The structural constraint that wartime reporting tends to understate is redundancy or its absence. No equivalent backup depot of comparable scale serving Krasnodar Krai and Adygea has been publicly identified. In standard supply chain risk frameworks, a single-node dependency of this kind one facility serving two regions, no documented alternative of equivalent throughput capacity is classified as a critical single point of failure. Two fires in nine days at that node is not a stress test. It is a stress test that has already failed twice. Fuel distributors operating in this region should treat supply availability from Poltavskaya as unreliable for the foreseeable planning horizon, not as a facility that will return to normal operations on a predictable schedule.
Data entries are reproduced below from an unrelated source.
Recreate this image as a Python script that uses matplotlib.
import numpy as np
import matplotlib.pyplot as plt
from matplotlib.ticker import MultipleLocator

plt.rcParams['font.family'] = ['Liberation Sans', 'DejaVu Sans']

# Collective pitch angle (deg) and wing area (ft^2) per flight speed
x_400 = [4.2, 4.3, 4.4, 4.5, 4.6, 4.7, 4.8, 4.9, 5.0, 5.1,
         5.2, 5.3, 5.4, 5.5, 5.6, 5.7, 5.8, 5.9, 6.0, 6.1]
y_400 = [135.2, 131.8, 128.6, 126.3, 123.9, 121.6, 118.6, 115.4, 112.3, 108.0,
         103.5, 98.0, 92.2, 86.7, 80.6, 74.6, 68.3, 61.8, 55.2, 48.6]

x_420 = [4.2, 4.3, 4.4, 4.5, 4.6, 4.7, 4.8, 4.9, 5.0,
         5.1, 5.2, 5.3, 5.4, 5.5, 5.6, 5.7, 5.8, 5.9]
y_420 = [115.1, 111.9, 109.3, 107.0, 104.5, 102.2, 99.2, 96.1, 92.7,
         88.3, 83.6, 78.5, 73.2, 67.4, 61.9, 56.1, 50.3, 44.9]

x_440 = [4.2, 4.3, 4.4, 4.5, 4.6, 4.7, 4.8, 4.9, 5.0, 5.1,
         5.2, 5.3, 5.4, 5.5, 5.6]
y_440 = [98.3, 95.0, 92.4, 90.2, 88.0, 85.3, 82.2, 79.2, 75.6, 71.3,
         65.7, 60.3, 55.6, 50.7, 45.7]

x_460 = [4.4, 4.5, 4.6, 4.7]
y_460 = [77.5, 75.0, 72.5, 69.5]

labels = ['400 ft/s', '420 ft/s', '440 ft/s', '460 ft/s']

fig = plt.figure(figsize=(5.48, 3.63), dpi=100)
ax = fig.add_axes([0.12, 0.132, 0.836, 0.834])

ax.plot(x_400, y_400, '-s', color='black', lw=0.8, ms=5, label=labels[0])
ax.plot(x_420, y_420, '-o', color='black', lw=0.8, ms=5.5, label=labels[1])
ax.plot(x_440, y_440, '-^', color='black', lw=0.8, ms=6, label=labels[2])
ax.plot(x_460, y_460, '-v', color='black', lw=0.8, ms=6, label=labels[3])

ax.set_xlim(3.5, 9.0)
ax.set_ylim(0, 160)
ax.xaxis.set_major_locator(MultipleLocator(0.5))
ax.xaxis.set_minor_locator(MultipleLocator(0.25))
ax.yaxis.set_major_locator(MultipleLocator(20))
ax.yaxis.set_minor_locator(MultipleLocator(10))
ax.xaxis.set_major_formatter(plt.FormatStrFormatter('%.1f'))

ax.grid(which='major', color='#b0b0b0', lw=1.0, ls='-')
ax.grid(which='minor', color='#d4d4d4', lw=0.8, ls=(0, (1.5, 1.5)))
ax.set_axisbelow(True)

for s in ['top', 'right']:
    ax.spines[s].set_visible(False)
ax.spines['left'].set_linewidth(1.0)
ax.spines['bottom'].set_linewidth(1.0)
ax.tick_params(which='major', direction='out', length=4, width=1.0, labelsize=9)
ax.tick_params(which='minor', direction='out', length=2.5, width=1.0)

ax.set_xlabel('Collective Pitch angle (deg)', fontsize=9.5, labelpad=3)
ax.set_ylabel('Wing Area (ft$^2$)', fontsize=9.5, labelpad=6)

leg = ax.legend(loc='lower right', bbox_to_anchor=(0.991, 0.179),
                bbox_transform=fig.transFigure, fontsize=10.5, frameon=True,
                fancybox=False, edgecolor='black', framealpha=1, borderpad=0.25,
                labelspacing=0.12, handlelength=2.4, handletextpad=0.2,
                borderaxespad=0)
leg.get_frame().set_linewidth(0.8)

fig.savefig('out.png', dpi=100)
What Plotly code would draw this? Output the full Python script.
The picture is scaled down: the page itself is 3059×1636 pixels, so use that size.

For observers tracking this situation, the most time-bound and actionable signal is Kazakhstan's gasoline export data to Russia, specifically volumes reported through the Eurasian Economic Union's monthly trade statistics, which typically become available with a four to six week lag. A sustained volume increase above the seasonal baseline established in the first quarter of 2026 confirms that the southern Russia supply gap is being partially filled through the Central Asian overland route and that the Kazakhstani export premium is real and persistent. Simultaneously, watch Novorossiysk port congestion data published through Lloyd's List Intelligence or similar vessel tracking services: any increase in inbound product tanker calls without corresponding outbound activity suggests that storage and distribution bottlenecks are widening downstream of the port, not just at Poltavskaya. If both signals move in the same direction within the next 30 days, the supply disruption has become systemic rather than localised, and distributor procurement strategies across the entire southern corridor require immediate revision.